As you can see, we iterate over all categories obtained from the ERP and use the UUID field to connect categories from the ERP with categories on the shop. (In your application, it can be some new field, for example, external_id)

If a category is found on the shop, data are edited otherwise, the category is created.

Note

This is merely a trivial example.
In a real project, you don't want to load all categories to memory but rather load them in batch or consider a different approach, for example, creating some queue to process data from.

So far, so good, so let's run this import.

The import will likely take much longer than we would like.

Import finished in 15 minutes and 30 seconds

Fix sorting

Our import works, but not exactly the way we want. Categories should be sorted by position in the source data, but right now, when the position of the categories on the same level changes, this change is not propagated. It's actually logical. The position is not set anywhere, and the relation to the parent holds no positional information.

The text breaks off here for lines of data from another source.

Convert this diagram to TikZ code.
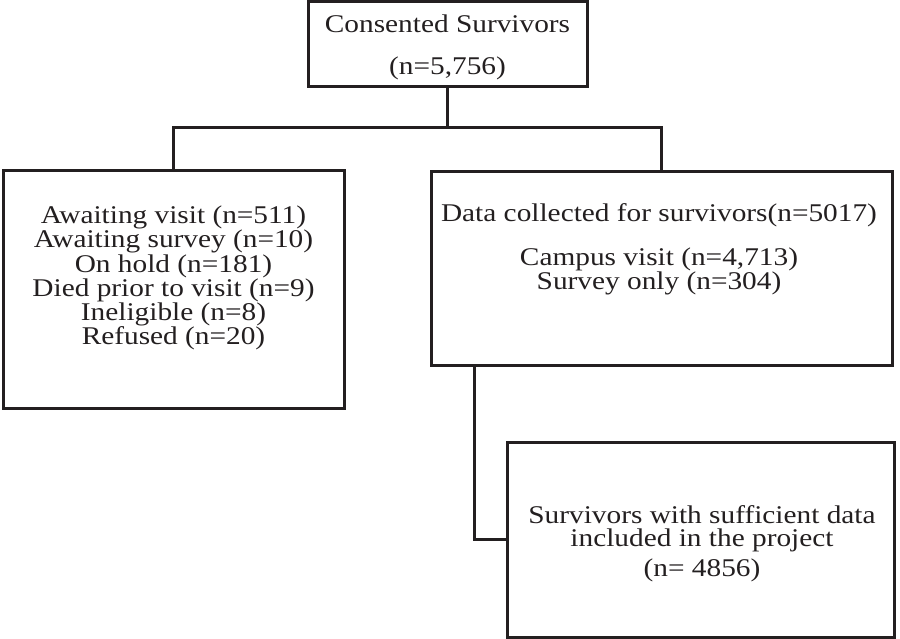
\documentclass[tikz,border=0pt]{standalone}
\usepackage{fontspec}
\setmainfont{Liberation Serif}[FakeStretch=1.15]
\definecolor{ink}{HTML}{231F20}
\newcommand\diagfont{\fontsize{25.5}{24.2}\selectfont\setlength{\lineskiplimit}{-30pt}\setlength{\lineskip}{0pt}}
\begin{document}
\begin{tikzpicture}[x=1pt,y=-1pt,
  box/.style={draw=ink,line width=3pt,rectangle,inner sep=0pt,outer sep=0pt},
  txt/.style={text=ink,align=center,inner sep=0pt,font=\diagfont},
  link/.style={draw=ink,line width=3pt}]
\useasboundingbox (0,0) rectangle (900,639);
\node[box,minimum width=279pt,minimum height=85.5pt] (top) at (447.5,44) {};
\node[box,minimum width=341pt,minimum height=237pt] (left) at (173.5,289.5) {};
\node[box,minimum width=461pt,minimum height=193pt] (right) at (661.5,268.5) {};
\node[box,minimum width=387pt,minimum height=195pt] (bottom) at (700.5,539.5) {};
\node[txt] (toptxt) at (447.5,47) {Consented Survivors\\[18pt](n=5,756)};
\node[txt] (lefttxt) at (173.5,278) {Awaiting visit (n=511)\\Awaiting survey (n=10)\\On hold (n=181)\\Died prior to visit (n=9)\\Ineligible (n=8)\\Refused (n=20)};
\node[txt] (righttxt) at (659,249) {Data collected for survivors(n=5017)\\[20pt]Campus visit (n=4,713)\\Survey only (n=304)};
\node[txt] (bottomtxt) at (702,543.5) {Survivors with sufficient data\\[-1pt]included in the project\\[6pt](n= 4856)};
\coordinate (split) at (top.south |- 0,128);
\draw[link] (top.south) -- (split);
\draw[link] (left.north) |- (split) -| (right.north);
\draw[link] ([xshift=43pt]right.south west) |- (bottom.west);
\end{tikzpicture}
\end{document}
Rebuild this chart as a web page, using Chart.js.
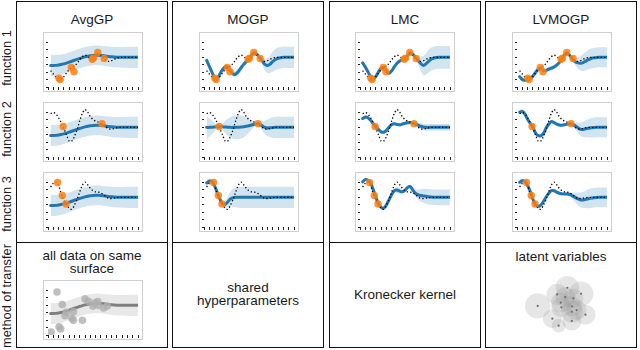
<!DOCTYPE html>
<html><head><meta charset="utf-8">
<script src="https://cdn.jsdelivr.net/npm/chart.js@4.4.1/dist/chart.umd.min.js"></script>
<style>
html,body{margin:0;padding:0;background:#fff}
body{width:640px;height:350px;position:relative;overflow:hidden;font-family:"Liberation Sans",Arial,sans-serif;color:#1a1a1a}
.col{position:absolute;top:1px;width:152px;height:347px;border:1.5px solid #111;box-sizing:border-box}
.hl{position:absolute;height:0;border-top:1.5px solid #111}
.plot{position:absolute;width:100px;height:60px;border:1px solid #cfcfcf;box-sizing:border-box;background:#fff}
.plot canvas{position:absolute;left:0;top:0}
.t{position:absolute;text-align:center;white-space:nowrap;font-size:13.5px;line-height:13px}
.r{position:absolute;width:140px;text-align:center;white-space:nowrap;font-size:12.8px;line-height:12px;transform:rotate(-90deg)}
</style></head>
<body>
<script>
// ---------- data ----------
const xs = [0.5,1,1.5,2,2.5,3,3.5,4,4.5,5,5.5,6,6.5,7,7.5,8,8.5,9,9.5,10,10.5,11,11.5,12,12.5,13,13.5,14,14.5,15,15.5,16,16.5,17];

const trueF1 = [-1.8,-2.25,-2.65,-2.95,-2.95,-2.6,-2.1,-1.65,-1.35,-1.15,-0.8,-0.3,0.1,0.3,0.1,-0.15,-0.1,0.3,0.5,0.3,-0.1,-0.45,-0.55,-0.45,-0.25,-0.1,-0.03,0,0,0,0,0,0,0];
const trueF2 = [1.85,2.0,1.8,1.3,0.6,-0.2,-1.0,-1.85,-1.85,-1.2,-0.3,0.9,1.9,2.4,2.05,1.45,1.05,0.85,0.7,0.5,0.3,0.0,-0.2,-0.25,-0.15,-0.05,0,0,0,0,0,0,0,0];
const trueF3 = [1.4,1.9,2.05,1.6,0.5,-0.4,-1.0,-1.45,-1.6,-1.05,-0.25,0.75,1.65,2.05,1.7,1.2,0.9,0.75,0.7,0.6,0.35,0.05,-0.15,-0.15,-0.1,-0.03,0,0,0,0,0,0,0,0];

const obs1X = [2.05,2.3,4.4,4.9,8.35,8.6,9.4,10.6];
const obs1Y = [-2.8,-3.0,-1.35,-1.95,-0.25,-0.1,0.65,-0.15];
const obs2X = [2.85,10.2];
const obs2Y = [0.12,0.5];
const obs3X = [1.8,2.7,3.4];
const obs3Y = [2.0,0.25,-0.9];

const avgMean = [-1.1,-1.1,-1.08,-1.04,-0.97,-0.88,-0.77,-0.65,-0.52,-0.39,-0.26,-0.14,-0.03,0.07,0.15,0.21,0.25,0.27,0.27,0.25,0.21,0.16,0.11,0.07,0.04,0.02,0.01,0,0,0,0,0,0,0];
const avgStd = [1.45,1.42,1.4,1.38,1.36,1.35,1.34,1.33,1.32,1.32,1.32,1.32,1.32,1.32,1.32,1.32,1.32,1.32,1.32,1.33,1.33,1.34,1.35,1.36,1.37,1.38,1.39,1.4,1.41,1.42,1.43,1.44,1.45,1.45];

const mogpMean1 = [-0.4,-1.2,-2.0,-2.75,-2.85,-2.25,-1.65,-1.3,-1.35,-1.85,-2.25,-2.25,-1.9,-1.4,-0.95,-0.55,-0.15,0.3,0.62,0.4,0.0,-0.5,-0.95,-1.1,-0.9,-0.55,-0.28,-0.12,-0.04,0,0,0,0,0];
const mogpStd1 = [0.5,0.45,0.35,0.25,0.25,0.3,0.3,0.25,0.22,0.25,0.35,0.45,0.5,0.45,0.38,0.3,0.22,0.22,0.22,0.22,0.25,0.45,0.75,1.0,1.2,1.35,1.42,1.45,1.45,1.45,1.45,1.45,1.45,1.45];
const mogpMean2 = [0,0,0.02,0.05,0.09,0.1,0.08,0.05,0.02,0,0,0,0.02,0.04,0.08,0.14,0.22,0.32,0.42,0.49,0.42,0.2,0.0,-0.08,-0.05,-0.02,0,0,0,0,0,0,0,0];
const mogpStd2 = [1.6,1.25,0.9,0.55,0.28,0.2,0.45,0.85,1.15,1.38,1.52,1.6,1.6,1.55,1.42,1.2,0.9,0.6,0.32,0.2,0.3,0.6,0.9,1.12,1.28,1.38,1.43,1.45,1.45,1.45,1.45,1.45,1.45,1.45];
const mogpMean3 = [1.95,2.2,2.15,1.55,0.65,-0.2,-0.85,-0.95,-0.6,-0.2,-0.05,0,0,0,0,0,0,0,0,0,0,0,0,0,0,0,0,0,0,0,0,0,0,0];
const mogpStd3 = [0.4,0.3,0.2,0.2,0.2,0.2,0.25,0.45,0.75,1.0,1.2,1.32,1.4,1.45,1.45,1.45,1.45,1.45,1.45,1.45,1.45,1.45,1.45,1.45,1.45,1.45,1.45,1.45,1.45,1.45,1.45,1.45,1.45,1.45];

const lmcMean1 = [-0.75,-1.3,-1.95,-2.6,-2.9,-2.55,-1.95,-1.45,-1.4,-1.9,-2.15,-1.8,-1.25,-0.8,-0.5,-0.33,-0.2,0.25,0.65,0.4,0.0,-0.45,-0.85,-1.1,-0.85,-0.5,-0.22,-0.08,-0.02,0,0,0,0,0];
const lmcStd1 = [0.25,0.22,0.2,0.2,0.2,0.2,0.2,0.2,0.2,0.2,0.22,0.22,0.22,0.22,0.22,0.2,0.2,0.2,0.2,0.2,0.22,0.5,1.0,1.3,1.45,1.55,1.55,1.55,1.55,1.55,1.55,1.55,1.55,1.55];
const lmcMean2 = [1.2,1.38,1.3,0.95,0.5,0.12,-0.3,-0.6,-0.65,-0.4,0.05,0.4,0.5,0.4,0.35,0.45,0.55,0.62,0.65,0.55,0.45,0.3,0.15,0.05,0,0,0,0,0,0,0,0,0,0];
const lmcStd2 = [0.3,0.25,0.2,0.2,0.2,0.2,0.2,0.2,0.2,0.2,0.2,0.2,0.2,0.2,0.2,0.2,0.2,0.2,0.2,0.2,0.2,0.3,0.4,0.45,0.45,0.45,0.45,0.45,0.45,0.45,0.45,0.45,0.45,0.45];
const lmcMean3 = [2.1,2.4,2.3,1.95,1.05,0.0,-0.85,-1.35,-1.45,-1.0,-0.3,0.4,0.9,1.0,0.85,0.75,0.95,1.35,1.45,0.95,0.55,0.35,0.25,0.2,0.15,0.08,0.04,0.01,0,0,0,0,0,0];
const lmcStd3 = [0.2,0.2,0.2,0.2,0.2,0.2,0.2,0.2,0.2,0.2,0.2,0.2,0.3,0.4,0.35,0.25,0.2,0.2,0.25,0.35,0.5,0.7,0.85,0.95,1.0,1.05,1.05,1.05,1.05,1.05,1.05,1.05,1.05,1.05];

const lvMean1 = [-2.6,-3.0,-3.1,-3.05,-2.85,-2.5,-2.05,-1.6,-1.5,-1.8,-1.75,-1.6,-1.45,-1.3,-1.05,-0.7,-0.2,0.35,0.6,0.2,-0.25,-0.6,-0.75,-0.8,-0.7,-0.5,-0.3,-0.15,-0.07,-0.03,0,0,0,0];
const lvStd1 = [0.4,0.3,0.25,0.2,0.2,0.2,0.2,0.2,0.2,0.22,0.28,0.32,0.35,0.35,0.32,0.25,0.2,0.2,0.2,0.2,0.25,0.45,0.75,1.0,1.15,1.25,1.32,1.35,1.35,1.35,1.35,1.35,1.35,1.35];
const lvMean2 = [2.05,2.15,1.8,1.1,0.55,0.05,-0.75,-1.1,-1.15,-0.8,-0.1,0.45,0.8,0.65,0.45,0.32,0.3,0.35,0.45,0.5,0.4,0.2,-0.05,-0.25,-0.28,-0.2,-0.12,-0.06,-0.03,0,0,0,0,0];
const lvStd2 = [0.35,0.3,0.22,0.2,0.2,0.2,0.2,0.2,0.2,0.2,0.2,0.2,0.2,0.2,0.2,0.2,0.2,0.2,0.2,0.2,0.25,0.45,0.7,0.9,1.05,1.15,1.25,1.3,1.35,1.35,1.35,1.35,1.35,1.35];
const lvMean3 = [2.05,2.25,2.15,1.6,0.8,-0.25,-0.95,-1.2,-1.05,-0.55,0.05,0.55,0.9,0.9,0.7,0.55,0.47,0.45,0.47,0.38,0.2,0.0,-0.2,-0.35,-0.35,-0.27,-0.18,-0.1,-0.05,-0.02,0,0,0,0];
const lvStd3 = [0.35,0.3,0.22,0.2,0.2,0.2,0.2,0.2,0.2,0.2,0.2,0.2,0.2,0.2,0.2,0.2,0.2,0.2,0.22,0.3,0.45,0.65,0.85,1.0,1.1,1.2,1.28,1.32,1.32,1.32,1.32,1.32,1.32,1.32];

const pooledX = [0.6,1.7,2.1,2.4,2.7,3.2,3.45,4.5,4.8,4.8,6.5,7.0,7.6,8.5,8.9,9.4,9.5,10.5,11.2];
const pooledY = [-3.6,1.8,-2.9,-3.2,0.12,-1.4,-0.95,-1.75,-0.85,-2.0,-2.0,0.85,0.55,-0.1,0.35,0.5,0.0,-0.35,-0.1];

const latentX = [-1.415,0.465,1.335,-0.185,0.335,0.85,0.05,0.085,0.765,1.05,0.75,1.615,-0.485,0.75,-0.085];
const latentY = [-0.335,0.965,0.535,0.485,0.3,0.2,-0.1,-0.435,-0.365,-0.635,-0.75,-0.965,-1.25,-1.415,-1.75];
const latentR = [12.7,11.7,12.3,10.7,10,10,10,10,10,10,11,10,9.5,9.5,7];

const methods = ["AvgGP","MOGP","LMC","LVMOGP"];
const rowLabels = ["function 1","function 2","function 3","method of transfer"];
const transferText = [["all data on same","surface"],["shared","hyperparameters"],["Kronecker kernel"],["latent variables"]];

const panels = [
  [[avgMean,avgStd],[avgMean,avgStd],[avgMean,avgStd]],
  [[mogpMean1,mogpStd1],[mogpMean2,mogpStd2],[mogpMean3,mogpStd3]],
  [[lmcMean1,lmcStd1],[lmcMean2,lmcStd2],[lmcMean3,lmcStd3]],
  [[lvMean1,lvStd1],[lvMean2,lvStd2],[lvMean3,lvStd3]]
];
const truths = [trueF1,trueF2,trueF3];
const obsXs = [obs1X,obs2X,obs3X];
const obsYs = [obs1Y,obs2Y,obs3Y];

// ---------- layout ----------
const colLeft = [16,172,329,485];
const plotLeft = [43,199,355,512];
const plotTop = [32,102,172];

function el(tag, cls, style, text){
  const e=document.createElement(tag); if(cls) e.className=cls;
  Object.assign(e.style, style||{}); if(text!=null) e.textContent=text;
  document.body.appendChild(e); return e;
}
colLeft.forEach(l=>{
  el('div','col',{left:l+'px'});
  el('div','hl',{left:l+'px',top:'242px',width:'152px'});
});
methods.forEach((m,c)=>el('div','t',{left:(colLeft[c])+'px',width:'152px',top:'12.5px'},m));
const rowCenters=[58,129,204,296];
rowLabels.forEach((r,i)=>el('div','r',{left:(7-70)+'px',top:(rowCenters[i]-6)+'px'},r));
const ttTops=[[248.5,261.5],[280.5,293.5],[287.5],[249.5]];
transferText.forEach((lines,c)=>lines.forEach((s,k)=>el('div','t',{left:colLeft[c]+'px',width:'152px',top:ttTops[c][k]+'px'},s)));

function makeCanvas(left, top){
  const box=el('div','plot',{left:left+'px',top:top+'px'});
  const cv=document.createElement('canvas'); cv.width=98; cv.height=58;
  cv.style.width='98px'; cv.style.height='58px'; box.appendChild(cv); return cv;
}
function pts(xa, ya){ return xa.map((x,i)=>({x:x, y:ya[i]})); }

function gpDatasets(mean, std, truth, ox, oy, lineColor, bandColor, ptColor, ptR){
  const ds = [
    {data: xs.map((x,i)=>({x, y: mean[i]+std[i]})), showLine:true, borderWidth:1, borderColor:'rgba(0,0,0,0)', pointRadius:0, fill:'+1', backgroundColor:bandColor, tension:0.3, order:4},
    {data: xs.map((x,i)=>({x, y: mean[i]-std[i]})), showLine:true, borderWidth:1, borderColor:'rgba(0,0,0,0)', pointRadius:0, fill:false, tension:0.3, order:5},
    {data: pts(xs, mean), showLine:true, borderWidth:3, borderColor:lineColor, pointRadius:0, tension:0.3, order:2, borderCapStyle:'round', borderJoinStyle:'round'}
  ];
  if (truth) ds.push({data: pts(xs, truth), showLine:true, borderWidth:1.3, borderColor:'#000', borderDash:[1.3,2.2], pointRadius:0, tension:0.3, order:1});
  ds.push({data: pts(ox, oy), showLine:false, pointRadius:ptR, pointBackgroundColor:ptColor, backgroundColor:ptColor, pointBorderWidth:0, borderWidth:0, order:0});
  return ds;
}
function gpChart(cv, datasets){
  return new Chart(cv, {
    type:'scatter',
    data:{datasets},
    options:{
      responsive:false, animation:false, devicePixelRatio:1, events:[],
      layout:{padding:{top:0,right:2.5,bottom:0,left:0}},
      plugins:{legend:{display:false}, tooltip:{enabled:false}},
      scales:{
        x:{type:'linear', min:0, max:17, border:{display:false},
           ticks:{display:false, stepSize:1},
           grid:{drawOnChartArea:false, tickLength:3, tickColor:'#222', tickWidth:1}},
        y:{type:'linear', min:-4, max:2.75, border:{display:false},
           ticks:{display:false, stepSize:1, includeBounds:false},
           grid:{drawOnChartArea:false, tickLength:2, tickColor:'#222', tickWidth:1}}
      }
    }
  });
}

for (let c=0;c<4;c++){
  for (let r=0;r<3;r++){
    const [m,s]=panels[c][r];
    const cv=makeCanvas(plotLeft[c], plotTop[r]);
    gpChart(cv, gpDatasets(m, s, truths[r], obsXs[r], obsYs[r], '#1f77b4', 'rgba(31,119,180,0.2)', 'rgba(255,127,14,0.85)', 3.7));
  }
}
// pooled AvgGP view
const cvp = makeCanvas(43, 280);
gpChart(cvp, gpDatasets(avgMean, avgStd, null, pooledX, pooledY, '#7f7f7f', 'rgba(140,140,140,0.2)', 'rgba(175,175,175,0.8)', 3.8));

// latent variables bubble chart
const lb = document.createElement('canvas'); lb.width=120; lb.height=84;
Object.assign(lb.style,{position:'absolute',left:'500px',top:'262px',width:'120px',height:'84px'});
document.body.appendChild(lb);
new Chart(lb, {
  type:'bubble',
  data:{datasets:[
    {data: latentX.map((x,i)=>({x, y:latentY[i], r:1.1})), backgroundColor:'#6e6e6e', borderWidth:0, clip:false, order:0},
    {data: latentX.map((x,i)=>({x, y:latentY[i], r:latentR[i]})), backgroundColor:'rgba(150,150,150,0.24)', borderWidth:0, clip:false, order:1}
  ]},
  options:{responsive:false, animation:false, devicePixelRatio:1, events:[],
    layout:{padding:0},
    plugins:{legend:{display:false}, tooltip:{enabled:false}},
    scales:{x:{display:false, min:-3, max:3}, y:{display:false, min:-2.3, max:1.9}}}
});
</script>
</body></html>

Fix is pretty easy. All we need to do is to start sorting categories while importing.

 private function importCategory(array $importData): void
 {
     // ...

+    $this->categoryRepository->persistAsLastChild($category);
+    $this->em->flush();
 }

Import finished in 20 minutes and 10 seconds

Apart the increased import time, we also had to add two new dependencies, CategoryRepository and EntityManager.

Better way

One of the reasons why the import takes so long is the category tree structure. After each flush, the nested set is recalculated for the tree, which takes some time.

But we can edit data first and sort categories later. This should provide a noticeable performance improvement.

At first, we remove setting parent_id in the mapping method. We will do it differently.

 private function mapImportDataToCategoryData(array $importData, CategoryData $categoryData): CategoryData
 {
     foreach ($this->domain->getAll() as $domainConfig) {
         $locale = $domainConfig->getLocale();
         $domainId = $domainConfig->getId();

         $categoryData->name[$locale] = $importData['name_' . $locale];
         $categoryData->descriptions[$domainId] = $importData['description_' . $domainId];
     }

     $categoryData->uuid = $importData['uuid'];
-    $categoryData->parent = $importData['parent_uuid'] ? $this->categoryFacade->getByUuid($importData['parent_uuid']) : null;

     return $categoryData;
 }

Also, we don't need the code for sorting siblings, but we need to build the array representing the sorted adjacency list (relation to the parent).

 private array $parentIdByCategoryId;

 private function importCategory(array $importData): void
 {
     // ...

-    $this->categoryRepository->persistAsLastChild($category);
-    $this->em->flush();
+    $parentCategoryIdOrNull = $importData['parent_uuid'] ? $this->categoryFacade->getByUuid($importData['parent_uuid'])->getId(): null;
+    $this->parentIdByCategoryId[$category->getId()] = $parentCategoryIdOrNull;
 }

As we don't change the parent and we don't sort the siblings, there's no reason to recalculate the tree, and the import is much faster.

Import finished in 7 minutes and 45 seconds

Bring back the sorting

Now we have all categories created or edited, and we have built the sorted array of IDs with related parent IDs.

+ use Shopsys\FrameworkBundle\Model\Category\CategoryNestedSetCalculator;

 public function run(): void
 {
     foreach ($this->getCategoryDataFromIs() as $importData) {
         $this->importCategory($importData);
     }

+    $categoriesSortingData = CategoryNestedSetCalculator::calculateNestedSetFromAdjacencyList($this->parentIdByCategoryId);
+    $this->categoryFacade->reorderByNestedSetValues($categoriesSortingData);
 }

Import finished in 7 minutes and 50 seconds

Note

Sometimes, it's better to create a specific DQL query to update the field you need instead of the whole load-edit routine.